» **WORK TO COMPLETE**:
Copy out the listing that follows exactly, dropping every picture.

» **DATASET EXTRACT**:

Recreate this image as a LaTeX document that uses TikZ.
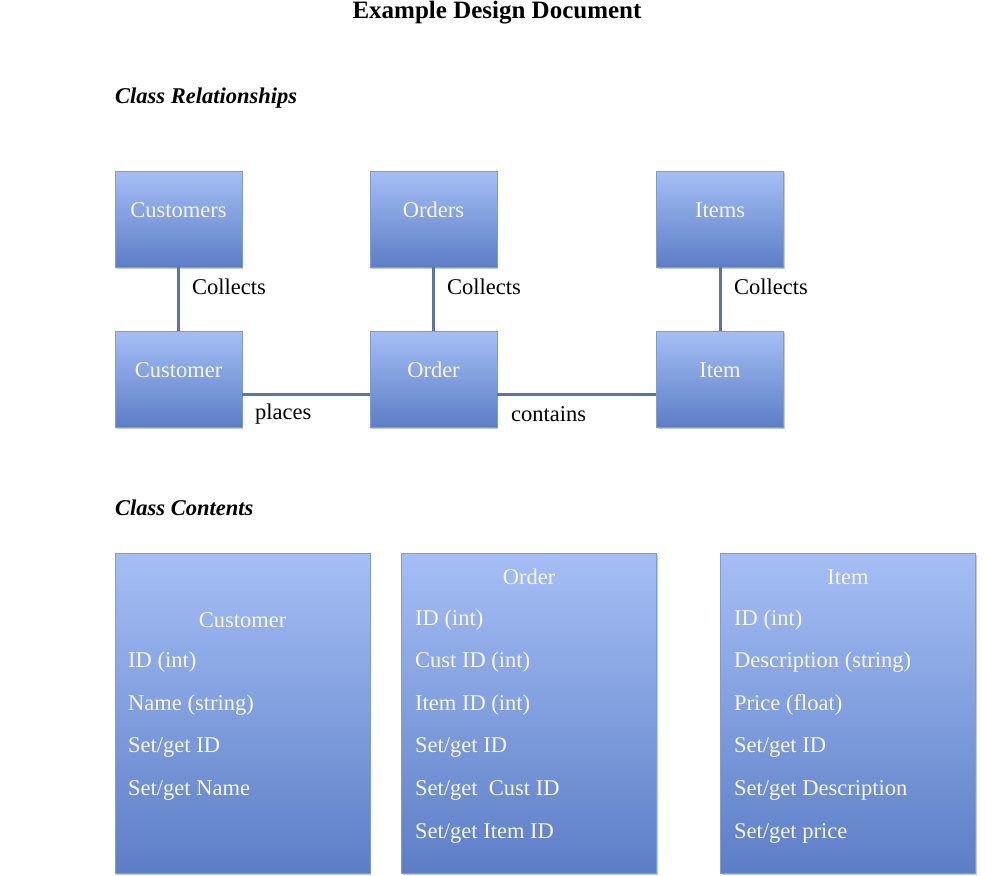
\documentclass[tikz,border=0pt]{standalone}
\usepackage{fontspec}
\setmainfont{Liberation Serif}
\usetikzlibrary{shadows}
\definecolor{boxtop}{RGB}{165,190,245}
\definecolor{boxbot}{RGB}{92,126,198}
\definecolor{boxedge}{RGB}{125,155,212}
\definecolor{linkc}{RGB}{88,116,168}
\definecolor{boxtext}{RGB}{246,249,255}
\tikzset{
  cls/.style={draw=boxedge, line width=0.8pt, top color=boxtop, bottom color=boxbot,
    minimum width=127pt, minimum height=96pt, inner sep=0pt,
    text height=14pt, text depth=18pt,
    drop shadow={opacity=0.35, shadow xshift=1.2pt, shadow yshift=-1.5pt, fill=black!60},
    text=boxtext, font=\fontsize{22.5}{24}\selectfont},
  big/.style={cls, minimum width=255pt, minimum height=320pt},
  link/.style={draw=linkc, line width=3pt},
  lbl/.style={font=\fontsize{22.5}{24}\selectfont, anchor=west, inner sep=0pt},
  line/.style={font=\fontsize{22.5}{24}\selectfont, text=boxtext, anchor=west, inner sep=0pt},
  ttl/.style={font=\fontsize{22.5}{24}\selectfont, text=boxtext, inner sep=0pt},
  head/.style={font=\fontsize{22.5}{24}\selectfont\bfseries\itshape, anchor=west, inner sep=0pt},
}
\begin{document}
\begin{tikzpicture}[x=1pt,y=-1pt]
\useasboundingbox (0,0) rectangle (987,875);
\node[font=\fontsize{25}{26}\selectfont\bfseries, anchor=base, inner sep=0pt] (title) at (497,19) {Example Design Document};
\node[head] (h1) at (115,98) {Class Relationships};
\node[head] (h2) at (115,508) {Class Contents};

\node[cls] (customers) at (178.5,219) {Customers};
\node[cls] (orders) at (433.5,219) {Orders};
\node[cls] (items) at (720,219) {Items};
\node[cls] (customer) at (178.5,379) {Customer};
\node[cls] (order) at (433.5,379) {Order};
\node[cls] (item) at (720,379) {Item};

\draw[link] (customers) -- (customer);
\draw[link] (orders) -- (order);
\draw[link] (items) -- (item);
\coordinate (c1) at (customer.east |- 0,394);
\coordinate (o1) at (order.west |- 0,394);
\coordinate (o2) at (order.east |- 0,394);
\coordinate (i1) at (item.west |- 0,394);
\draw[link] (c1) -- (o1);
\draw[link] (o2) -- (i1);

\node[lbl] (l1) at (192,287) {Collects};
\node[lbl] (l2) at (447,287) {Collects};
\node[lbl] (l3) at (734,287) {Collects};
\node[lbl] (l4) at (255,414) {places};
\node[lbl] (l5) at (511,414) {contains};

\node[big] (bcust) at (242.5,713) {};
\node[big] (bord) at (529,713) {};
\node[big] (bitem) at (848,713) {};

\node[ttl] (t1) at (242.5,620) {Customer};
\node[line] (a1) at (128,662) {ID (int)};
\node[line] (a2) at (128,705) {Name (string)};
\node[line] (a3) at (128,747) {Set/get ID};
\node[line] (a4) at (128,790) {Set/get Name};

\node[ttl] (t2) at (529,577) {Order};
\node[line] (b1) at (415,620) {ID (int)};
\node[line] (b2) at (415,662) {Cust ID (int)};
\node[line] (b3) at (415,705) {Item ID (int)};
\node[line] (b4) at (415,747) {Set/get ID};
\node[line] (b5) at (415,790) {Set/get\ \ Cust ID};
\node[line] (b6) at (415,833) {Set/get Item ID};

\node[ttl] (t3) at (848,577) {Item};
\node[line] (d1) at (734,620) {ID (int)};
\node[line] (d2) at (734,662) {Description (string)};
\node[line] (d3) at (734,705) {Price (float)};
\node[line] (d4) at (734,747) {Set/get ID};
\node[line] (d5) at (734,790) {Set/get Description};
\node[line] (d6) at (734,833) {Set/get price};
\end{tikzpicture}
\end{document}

» **RESPONSE**:
Recreate this image as a LaTeX document that uses TikZ.
\documentclass[tikz,border=0pt]{standalone}
\usepackage{fontspec}
\setmainfont{Liberation Serif}
\usetikzlibrary{shadows}
\definecolor{boxtop}{RGB}{165,190,245}
\definecolor{boxbot}{RGB}{92,126,198}
\definecolor{boxedge}{RGB}{125,155,212}
\definecolor{linkc}{RGB}{88,116,168}
\definecolor{boxtext}{RGB}{246,249,255}
\tikzset{
  cls/.style={draw=boxedge, line width=0.8pt, top color=boxtop, bottom color=boxbot,
    minimum width=127pt, minimum height=96pt, inner sep=0pt,
    text height=14pt, text depth=18pt,
    drop shadow={opacity=0.35, shadow xshift=1.2pt, shadow yshift=-1.5pt, fill=black!60},
    text=boxtext, font=\fontsize{22.5}{24}\selectfont},
  big/.style={cls, minimum width=255pt, minimum height=320pt},
  link/.style={draw=linkc, line width=3pt},
  lbl/.style={font=\fontsize{22.5}{24}\selectfont, anchor=west, inner sep=0pt},
  line/.style={font=\fontsize{22.5}{24}\selectfont, text=boxtext, anchor=west, inner sep=0pt},
  ttl/.style={font=\fontsize{22.5}{24}\selectfont, text=boxtext, inner sep=0pt},
  head/.style={font=\fontsize{22.5}{24}\selectfont\bfseries\itshape, anchor=west, inner sep=0pt},
}
\begin{document}
\begin{tikzpicture}[x=1pt,y=-1pt]
\useasboundingbox (0,0) rectangle (987,875);
\node[font=\fontsize{25}{26}\selectfont\bfseries, anchor=base, inner sep=0pt] (title) at (497,19) {Example Design Document};
\node[head] (h1) at (115,98) {Class Relationships};
\node[head] (h2) at (115,508) {Class Contents};

\node[cls] (customers) at (178.5,219) {Customers};
\node[cls] (orders) at (433.5,219) {Orders};
\node[cls] (items) at (720,219) {Items};
\node[cls] (customer) at (178.5,379) {Customer};
\node[cls] (order) at (433.5,379) {Order};
\node[cls] (item) at (720,379) {Item};

\draw[link] (customers) -- (customer);
\draw[link] (orders) -- (order);
\draw[link] (items) -- (item);
\coordinate (c1) at (customer.east |- 0,394);
\coordinate (o1) at (order.west |- 0,394);
\coordinate (o2) at (order.east |- 0,394);
\coordinate (i1) at (item.west |- 0,394);
\draw[link] (c1) -- (o1);
\draw[link] (o2) -- (i1);

\node[lbl] (l1) at (192,287) {Collects};
\node[lbl] (l2) at (447,287) {Collects};
\node[lbl] (l3) at (734,287) {Collects};
\node[lbl] (l4) at (255,414) {places};
\node[lbl] (l5) at (511,414) {contains};

\node[big] (bcust) at (242.5,713) {};
\node[big] (bord) at (529,713) {};
\node[big] (bitem) at (848,713) {};

\node[ttl] (t1) at (242.5,620) {Customer};
\node[line] (a1) at (128,662) {ID (int)};
\node[line] (a2) at (128,705) {Name (string)};
\node[line] (a3) at (128,747) {Set/get ID};
\node[line] (a4) at (128,790) {Set/get Name};

\node[ttl] (t2) at (529,577) {Order};
\node[line] (b1) at (415,620) {ID (int)};
\node[line] (b2) at (415,662) {Cust ID (int)};
\node[line] (b3) at (415,705) {Item ID (int)};
\node[line] (b4) at (415,747) {Set/get ID};
\node[line] (b5) at (415,790) {Set/get\ \ Cust ID};
\node[line] (b6) at (415,833) {Set/get Item ID};

\node[ttl] (t3) at (848,577) {Item};
\node[line] (d1) at (734,620) {ID (int)};
\node[line] (d2) at (734,662) {Description (string)};
\node[line] (d3) at (734,705) {Price (float)};
\node[line] (d4) at (734,747) {Set/get ID};
\node[line] (d5) at (734,790) {Set/get Description};
\node[line] (d6) at (734,833) {Set/get price};
\end{tikzpicture}
\end{document}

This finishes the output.